The University Record, September 23, 1998
By Amy Reyes
News and Information Services
For children of the working poor on Detroit's east side, regular checkups, dental and vision care and other basic medical services are a luxury they can't afford. Their parents can't afford to buy them health insurance and they earn too much to qualify for Medicaid, so children fall between the cracks.
A School of Public Health-led coalition--the East Side Community Health Insurance Program for Children--seeks to enroll eligible children of the working poor into MIChild, Michigan's version of a federal program designed to insure children of the working poor whose jobs don't offer health insurance of any kind.
Coalition members include the Detroit Department of Human Services, Wolverine Human Services and the Neighborhood Service Organization, among other government, medical and grassroots groups.
While applications will be sent home with school children, an effort must be made to enroll hard-to-reach children, says Richard Lichtenstein, an associate professor of health management and policy and the coalition's coordinator.
"The idea is that government and health departments are not necessarily going to find these hard-to-reach kids. We really need to have a community-based effort to find them in their communities. We'll meet them at home or anywhere and help them fill out the MIChild form. We'll also try to identify other services the family may need,'' he says.
The School of Public Health's participation in the project is twofold. The first and foremost aspect of the project is to extend health insurance to children. The second digs deeper into the root causes of the uninsured by conducting research that will provide answers, says Lichtenstein.
Researchers will attempt to identify characteristics of uninsured children; the status of the children's health; the effect having health insurance will have on their health; how readily available medical service is for these children; and whether parents have delayed health care for their children due to lack of insurance.

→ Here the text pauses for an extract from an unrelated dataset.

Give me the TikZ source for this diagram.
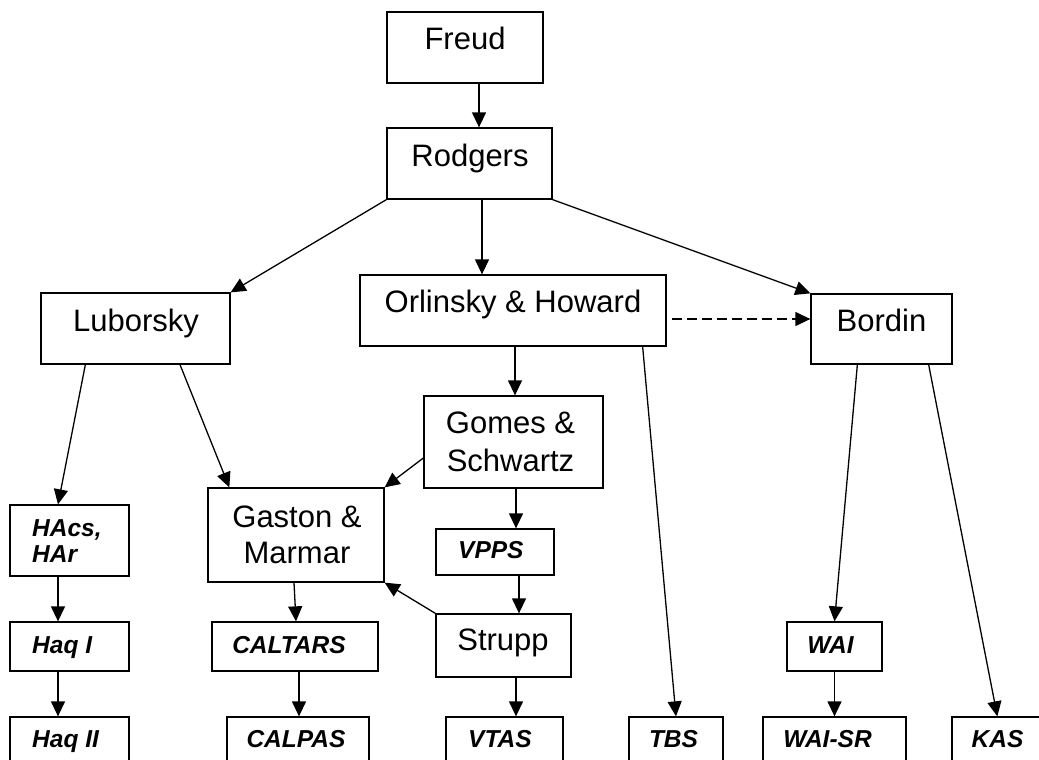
\documentclass[tikz,border=0pt]{standalone}
\usepackage{fontspec}
\setmainfont{Liberation Sans}
\usetikzlibrary{arrows.meta}
\begin{document}
\begin{tikzpicture}[x=1pt,y=-1pt,
  box/.style={draw, line width=1.3pt, inner sep=0pt, rectangle},
  big/.style={inner sep=0pt, font=\fontsize{31}{37}\selectfont},
  small/.style={inner sep=0pt, font=\fontsize{24.5}{26}\selectfont\bfseries\itshape},
  arr/.style={line width=1.3pt, -{Triangle[length=15pt,width=14pt]}},
  dasharr/.style={arr, dash pattern=on 10pt off 5pt}]
\useasboundingbox (0,0) rectangle (1039,760);
\clip (0,0) rectangle (1039,760);
\fill[white] (0,0) rectangle (1039,760);

% boxes
\node[box, minimum width=156, minimum height=71] (freud) at (465,47.5) {};
\node[box, minimum width=165, minimum height=71] (rodgers) at (469.5,163.5) {};
\node[box, minimum width=189, minimum height=71] (luborsky) at (135.5,328.5) {};
\node[box, minimum width=306, minimum height=71] (orlinsky) at (513,310.5) {};
\node[box, minimum width=141, minimum height=70] (bordin) at (881.5,329) {};
\node[box, minimum width=179, minimum height=92] (gomes) at (513.5,442) {};
\node[box, minimum width=176, minimum height=94] (gaston) at (296,535) {};
\node[box, minimum width=119, minimum height=71] (hacs) at (69.5,540.5) {};
\node[box, minimum width=119, minimum height=49] (haq1) at (69.5,646.5) {};
\node[box, minimum width=119, minimum height=83] (haq2) at (69.5,758.5) {};
\node[box, minimum width=166, minimum height=49] (caltars) at (295,646.5) {};
\node[box, minimum width=142, minimum height=83] (calpas) at (298,758.5) {};
\node[box, minimum width=118, minimum height=46] (vpps) at (495,552) {};
\node[box, minimum width=135, minimum height=63] (strupp) at (503.5,645.5) {};
\node[box, minimum width=117, minimum height=83] (vtas) at (504.5,758.5) {};
\node[box, minimum width=94, minimum height=83] (tbs) at (676,758.5) {};
\node[box, minimum width=95, minimum height=49] (wai) at (834.5,646.5) {};
\node[box, minimum width=143, minimum height=83] (waisr) at (834.5,758.5) {};
\node[box, minimum width=128, minimum height=83] (kas) at (1016,758.5) {};

% texts
\node[big, anchor=base] (freudT) at (465,50) {Freud};
\node[big, anchor=base] (rodgersT) at (470,166) {Rodgers};
\node[big, anchor=base] (luborskyT) at (136,331) {Luborsky};
\node[big, anchor=base] (orlinskyT) at (513,312) {Orlinsky \& Howard};
\node[big, anchor=base] (bordinT) at (881.5,331) {Bordin};
\node[big, anchor=base] (gomesT1) at (510.5,433) {Gomes \&};
\node[big, anchor=base] (gomesT2) at (510.5,471) {Schwartz};
\node[big, anchor=base] (gastonT1) at (297,527) {Gaston \&};
\node[big, anchor=base] (gastonT2) at (297,563) {Marmar};
\node[big, anchor=base] (struppT) at (503,650) {Strupp};
\node[small, anchor=base west] (hacsT1) at (32,536) {HAcs,};
\node[small, anchor=base west] (hacsT2) at (32,562) {HAr};
\node[small, anchor=base west] (haq1T) at (32,653) {Haq I};
\node[small, anchor=base west] (haq2T) at (32,747) {Haq II};
\node[small, anchor=base] (caltarsT) at (289,653) {CALTARS};
\node[small, anchor=base] (calpasT) at (296,747) {CALPAS};
\node[small, anchor=base west] (vppsT) at (458,558) {VPPS};
\node[small, anchor=base west] (vtasT) at (468,747) {VTAS};
\node[small, anchor=base] (tbsT) at (673.5,747) {TBS};
\node[small, anchor=base] (waiT) at (830.5,653) {WAI};
\node[small, anchor=base] (waisrT) at (827.5,747) {WAI-SR};
\node[small, anchor=base] (kasT) at (997.5,747) {KAS};

% connectors
\draw[arr] ([xshift=14pt]freud.south) -- ([xshift=9.5pt]rodgers.north);
\draw[arr] ([xshift=12.5pt]rodgers.south) -- ([xshift=-31pt]orlinsky.north);
\draw[arr] (rodgers.south west) -- (luborsky.north east);
\draw[arr] (rodgers.south east) -- (bordin.north west);
\draw[arr] ([xshift=2pt]orlinsky.south) -- ([xshift=1.5pt]gomes.north);
\draw[arr] ([xshift=-24pt]orlinsky.south east) -- (tbs.north);
\coordinate (dstart) at ([xshift=5pt,yshift=-8.5pt]orlinsky.east);
\draw[dasharr] (dstart) -- (dstart -| bordin.west);
\draw[arr] ([xshift=47pt]bordin.south west) -- (wai.north);
\draw[arr] ([xshift=-24pt]bordin.south east) -- ([xshift=46pt]kas.north west);
\draw[arr] (wai.south) -- (waisr.north);
\draw[arr] ([xshift=45pt]luborsky.south west) -- ([xshift=-11.5pt]hacs.north);
\draw[arr] ([xshift=-11.5pt]hacs.south) -- ([xshift=-11.5pt]haq1.north);
\draw[arr] ([xshift=-11.5pt]haq1.south) -- ([xshift=-11.5pt]haq2.north);
\draw[arr] ([xshift=44.5pt]luborsky.south) -- ([xshift=22pt]gaston.north west);
\draw[arr] ([yshift=-16pt]gomes.west) -- (gaston.north east);
\draw[arr] (strupp.north west) -- (gaston.south east);
\draw[arr] ([xshift=-2pt]gaston.south) -- ([xshift=1pt]caltars.north);
\draw[arr] ([xshift=4pt]caltars.south) -- ([xshift=1pt]calpas.north);
\draw[arr] ([xshift=2.5pt]gomes.south) -- ([xshift=21pt]vpps.north);
\draw[arr] ([xshift=24pt]vpps.south) -- ([xshift=15.5pt]strupp.north);
\draw[arr] ([xshift=12.5pt]strupp.south) -- ([xshift=11.5pt]vtas.north);
\end{tikzpicture}
\end{document}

The coalition will target uninsured children who live in the Detroit zip code areas of 48213, 48214 and 48215, which are neighborhoods also known by residents there as Airport, Conner, Kettering/Butzel, Mack, St. Jean and East Riverview. According to a 1996 study by U-M researchers, 8.2 percent or 2,800 of the children who reside in these neighborhoods are uninsured. Other studies indicate that the infant mortality rates in these communities hovered between 14 and 30.6 per 1,000 births compared to a national average of 8.4 per 1,000 births.
Families eligible for MIChild must earn no more than $32,000 annually for a family of four. Many families in the neighborhoods are in that category, particularly female-headed households, which make-up approximately 40 percent of the households in the targeted Detroit neighborhoods. Approximately two-thirds of the female-headed households in these sections of Detroit live below the poverty level.
The coalition's work is funded by a $50,000 grant from the Blue Cross Blue Shield of Michigan Foundation, which contributed a total of $300,000 in grants to six organizations to reach uninsured Detroit area children. The East Side Coalition also received financial support from Mercy Hospital of Detroit and the St. John Health System, also in Detroit.